Thursday, December 02, 2010

Yes, But...

If you only look at the AQH Persons composition, you could write country off as an older-appeal format. Yes, the largest AQH cell is clearly 45-54 and yes, the 18+ AQH composition ranges from a low of 9.7% 18-24 to a high of 21.6% 45-54.

But the data released this week by the Research Director, Inc. and Inside Radio also shows that country has strength on the young end too, particularly in cume.

Unlike AQH persons, the cume rating by demo varies only slightly – about 4% -- between the data’s polar ends of 18-34 and 35-64 – much more homogenous than the data released so far show other formats.

Again, looking at the young-to-old variance but this time in shares, there’s only about a 10% difference from the polar ends – 3.6 to 3.9. The share differential is much greater across gender than age.

While the format (all stations combined) has a higher market rank as age increases – 18-34 (6th), 18-49 (5th), 25-54 (4th) and 35-64 (3rd) – individual stations rank best 18-34 then rank progressively lower through 25-54: 18-34 (6th), then 18-49 (8th) and 25-54 (9th). Even the 35-64 ranker has country 7th.

There’s a lot of data additional in the report including the impact of P1s (50% of country’s AQH comes from P1s which is a higher percent than any of the four other formats released to date including AC, Urban AC, Rock and Classic Rock), and that country’s P1 TSL is lower than all these except Urban Contemporary.

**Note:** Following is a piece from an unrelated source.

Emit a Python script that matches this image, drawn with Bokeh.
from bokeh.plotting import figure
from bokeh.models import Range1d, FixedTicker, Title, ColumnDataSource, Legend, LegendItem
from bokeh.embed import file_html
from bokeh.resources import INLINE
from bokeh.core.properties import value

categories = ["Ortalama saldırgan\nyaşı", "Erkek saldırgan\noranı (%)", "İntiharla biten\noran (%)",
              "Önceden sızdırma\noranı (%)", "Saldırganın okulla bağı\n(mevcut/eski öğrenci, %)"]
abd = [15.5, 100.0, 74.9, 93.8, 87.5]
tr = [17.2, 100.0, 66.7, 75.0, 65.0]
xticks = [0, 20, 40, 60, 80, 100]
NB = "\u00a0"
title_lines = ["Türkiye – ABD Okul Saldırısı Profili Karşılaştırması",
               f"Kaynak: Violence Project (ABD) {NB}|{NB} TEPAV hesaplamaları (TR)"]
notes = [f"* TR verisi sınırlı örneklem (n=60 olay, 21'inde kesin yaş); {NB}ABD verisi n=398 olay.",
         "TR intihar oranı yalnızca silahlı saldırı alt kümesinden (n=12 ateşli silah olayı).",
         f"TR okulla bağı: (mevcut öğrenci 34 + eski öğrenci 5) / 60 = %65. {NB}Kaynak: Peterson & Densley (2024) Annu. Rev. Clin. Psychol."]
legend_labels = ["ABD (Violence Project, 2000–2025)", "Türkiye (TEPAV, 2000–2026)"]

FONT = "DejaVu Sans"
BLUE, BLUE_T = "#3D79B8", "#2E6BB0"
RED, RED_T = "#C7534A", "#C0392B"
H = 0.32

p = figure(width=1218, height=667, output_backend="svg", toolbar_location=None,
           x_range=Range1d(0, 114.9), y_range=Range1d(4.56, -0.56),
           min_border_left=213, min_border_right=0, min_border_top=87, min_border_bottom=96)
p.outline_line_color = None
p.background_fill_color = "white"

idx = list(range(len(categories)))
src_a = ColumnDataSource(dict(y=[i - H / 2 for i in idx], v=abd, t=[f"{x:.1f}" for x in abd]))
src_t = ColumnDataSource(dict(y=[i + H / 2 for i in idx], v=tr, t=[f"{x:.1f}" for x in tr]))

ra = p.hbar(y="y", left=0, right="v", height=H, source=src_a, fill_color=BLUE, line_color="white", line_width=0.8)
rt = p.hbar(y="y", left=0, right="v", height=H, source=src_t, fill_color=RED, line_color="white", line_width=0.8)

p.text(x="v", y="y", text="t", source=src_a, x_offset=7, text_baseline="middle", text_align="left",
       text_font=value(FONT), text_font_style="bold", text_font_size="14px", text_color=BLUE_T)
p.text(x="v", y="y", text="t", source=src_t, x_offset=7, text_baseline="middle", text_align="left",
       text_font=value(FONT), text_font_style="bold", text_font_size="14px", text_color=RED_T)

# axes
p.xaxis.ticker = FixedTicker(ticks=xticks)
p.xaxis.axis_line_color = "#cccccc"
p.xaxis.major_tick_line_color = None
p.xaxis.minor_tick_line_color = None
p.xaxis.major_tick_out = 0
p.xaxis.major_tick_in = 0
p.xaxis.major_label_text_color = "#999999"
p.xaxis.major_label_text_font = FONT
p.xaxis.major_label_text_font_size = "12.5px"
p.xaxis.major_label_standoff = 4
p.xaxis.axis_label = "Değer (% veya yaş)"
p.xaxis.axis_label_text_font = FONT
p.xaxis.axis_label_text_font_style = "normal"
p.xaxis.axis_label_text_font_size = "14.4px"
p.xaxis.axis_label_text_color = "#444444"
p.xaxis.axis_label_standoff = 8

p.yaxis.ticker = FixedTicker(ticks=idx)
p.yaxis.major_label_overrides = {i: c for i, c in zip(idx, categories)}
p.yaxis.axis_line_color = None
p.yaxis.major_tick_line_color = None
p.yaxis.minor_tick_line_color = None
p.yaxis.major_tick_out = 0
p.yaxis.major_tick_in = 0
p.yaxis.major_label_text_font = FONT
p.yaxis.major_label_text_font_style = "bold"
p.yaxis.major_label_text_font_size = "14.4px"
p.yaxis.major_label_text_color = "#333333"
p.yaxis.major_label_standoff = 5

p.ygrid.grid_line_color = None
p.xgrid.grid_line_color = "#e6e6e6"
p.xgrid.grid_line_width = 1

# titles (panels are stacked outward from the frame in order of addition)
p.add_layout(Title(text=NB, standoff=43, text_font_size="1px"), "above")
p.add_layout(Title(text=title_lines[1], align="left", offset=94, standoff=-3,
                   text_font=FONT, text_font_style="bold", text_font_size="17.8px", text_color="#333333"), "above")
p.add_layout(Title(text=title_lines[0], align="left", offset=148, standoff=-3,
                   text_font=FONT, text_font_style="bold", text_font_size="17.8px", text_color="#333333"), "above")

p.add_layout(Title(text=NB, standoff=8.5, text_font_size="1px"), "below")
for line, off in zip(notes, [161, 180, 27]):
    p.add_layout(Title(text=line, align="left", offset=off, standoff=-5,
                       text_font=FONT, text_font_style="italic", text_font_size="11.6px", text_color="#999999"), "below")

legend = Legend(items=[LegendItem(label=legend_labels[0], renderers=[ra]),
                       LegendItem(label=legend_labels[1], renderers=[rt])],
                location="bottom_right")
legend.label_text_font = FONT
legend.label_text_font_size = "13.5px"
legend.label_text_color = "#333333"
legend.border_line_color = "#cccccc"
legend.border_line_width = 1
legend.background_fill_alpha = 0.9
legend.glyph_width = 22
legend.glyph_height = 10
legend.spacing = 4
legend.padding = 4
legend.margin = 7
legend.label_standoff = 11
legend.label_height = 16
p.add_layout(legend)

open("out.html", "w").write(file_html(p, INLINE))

Plus, as CBS Radio VP of country programming Jeff Garrison observed in Monday’s Inside Radio, country is nearly a non-ethnic format (only 9% Black and Hispanic). That’s a factor now in urban markets and could be more so in the immediate future when the 2010 census is incorporated into Arbitron estimates.

But back to the format’s broad, healthy cuming: the most successful country stations will be those that best serve three generations of listeners with engaging, common denominator content, songs with passion across demos, relevance and in an environment that “feels good” every day and daypart.